Superradiant phase transition in a model of three-level-$\Lambda$ systems interacting with two bosonic modes

We consider an ensemble of three-level particles in Lambda configuration interacting with two bosonic modes. The Hamiltonian has the form of a generalized Dicke model. We show that in the thermodynamic limit this model supports a superradiant quantum phase transition. Remarkably, this can be both a first- and a second-order phase transition. A connection of the phase diagram to the symmetries of the Hamiltonian is also given. In addition, we show that this model can describe atoms interacting with an electromagnetic field in which the microscopic Hamiltonian includes a diamagnetic contribution. Even though the parameters of the atomic system respect the Thomas-Reiche-Kuhn sum rule, the system still shows a superradiant phase transition.

Figure 1

$\Lambda$ configuration of energy levels of a single particle: The two bosonic modes with energies ${\omega }_1$ and ${\omega }_2$ couple the excited state with energy $E_3$ to either of the two ground states with energies $E_1$ and $E_2$ of the particles, respectively. The corresponding coupling strengths are given by $g_1$ and $g_2$. The geometry of the setup where the particles are atoms and the bosonic modes are modes of an electromagnetic field (cf. Appendix 6) is shown at the top. In our numerical analysis we assume that the polarization vectors ${\varepsilon }_n$ are parallel to the dipole matrix elements ${\mathbf{d}}_{3n}$, respectively. In addition, the polarization vectors must not be orthogonal.

Figure 2

Top: Mean fields ${\Psi }_2$ and ${\Psi }_3$ for parameters $\delta =0.1$, $\Delta =1$, ${\omega }_1=0.5$, ${\omega }_2=0.6$, $\alpha =\sqrt{0.5}$, ${\kappa }_1={\kappa }_2=1$, ${\kappa }_3=\sqrt{\alpha }$, and ${\alpha }_{11}={\alpha }_{22}=1$. The green line illustrates the phase boundary and is separated into two segments: The solid (dashed) green line corresponds to a first-order (second-order) superradiant phase transition. The point where these two segments meet is marked with the red ring. The numerical value of $g_1$ for the boundary of the second-order phase transition is given by $1.03g_{1,\text{TRK}}$, which coincides with the value obtained by an analytical analysis. The blue (dark) region below the green line in both diagrams represents the normal phase (${\psi }_1=1$, ${\Psi }_2={\Psi }_3={\phi }_1={\phi }_2=0$).

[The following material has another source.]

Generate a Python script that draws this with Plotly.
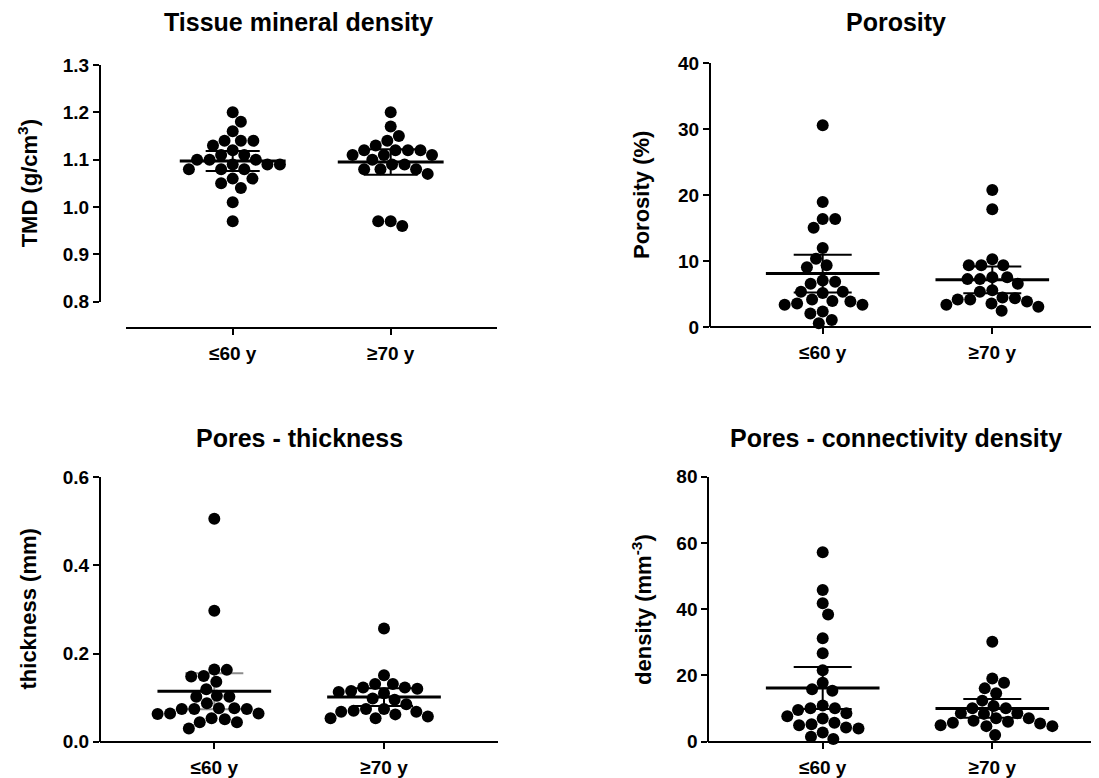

The complementary region corresponds to the superradiant phase where all mean fields are finite. The accessible parameter region for atoms is indicated by the solid yellow box. The small inset clarifies that the superradiant phase is within this region. Bottom: Mean field ${\Psi }_2$ as a function of $g_1$ for different values of $g_2$, indicating the change of the order of the superradiant phase transition. The value of $g_2$ for each single line increases in the direction of the arrow from 0 to $1.5$ with an increment of $0.15$. In the range $0\le g_2\le 0.45$, ${\Psi }_2$ is continuous as a function of $g_1$ (solid blue lines), whereas for $g_2\ge 0.6$, ${\Psi }_2$ is discontinuous (dashed green lines). The dashed red line marks the critical value for $g_1$ of Eq. (8) above which the normal phase is unstable and corresponds to the red ring in the top panel. In both panels, the couplings $g_n$ are scaled with $g_{n,\text{TRK}}$. These are the largest possible couplings for the analogous atomic model given by the TRK sum rules, Eq. (5). The diagrams for ${\phi }_1$ and ${\phi }_2$ look qualitatively the same as the diagram for ${\Psi }_3$. In addition, ${\psi }_1$ is obtained by using the relation ${\psi }_1=\sqrt{1-{\Psi }_2^2-{\Psi }_3^2}$.

Figure 3

Critical coupling $g_c$ at different points on the phase boundary as a function of $\chi \equiv {\chi }_1={\chi }_2$ and for different values of $\kappa \equiv {\kappa }_1={\kappa }_2={\kappa }_3$. The solid lines correspond to points on the phase boundary with $(g_1=g_c,g_2=0)$, dashed lines to points with $(g_1=0,g_2=g_c)$, and dash-dotted lines to points with $(g_1=g_c,g_2=g_c)$. The red lines (bottom three) correspond to $\kappa =0$, the green lines (three lines in the center) to $\kappa =0.6$, and the blue lines (top three) to $\kappa =1.2$. The remaining parameters are given by $\Delta ={\omega }_1=1$, $\delta =0.1$, ${\omega }_2=0.9$.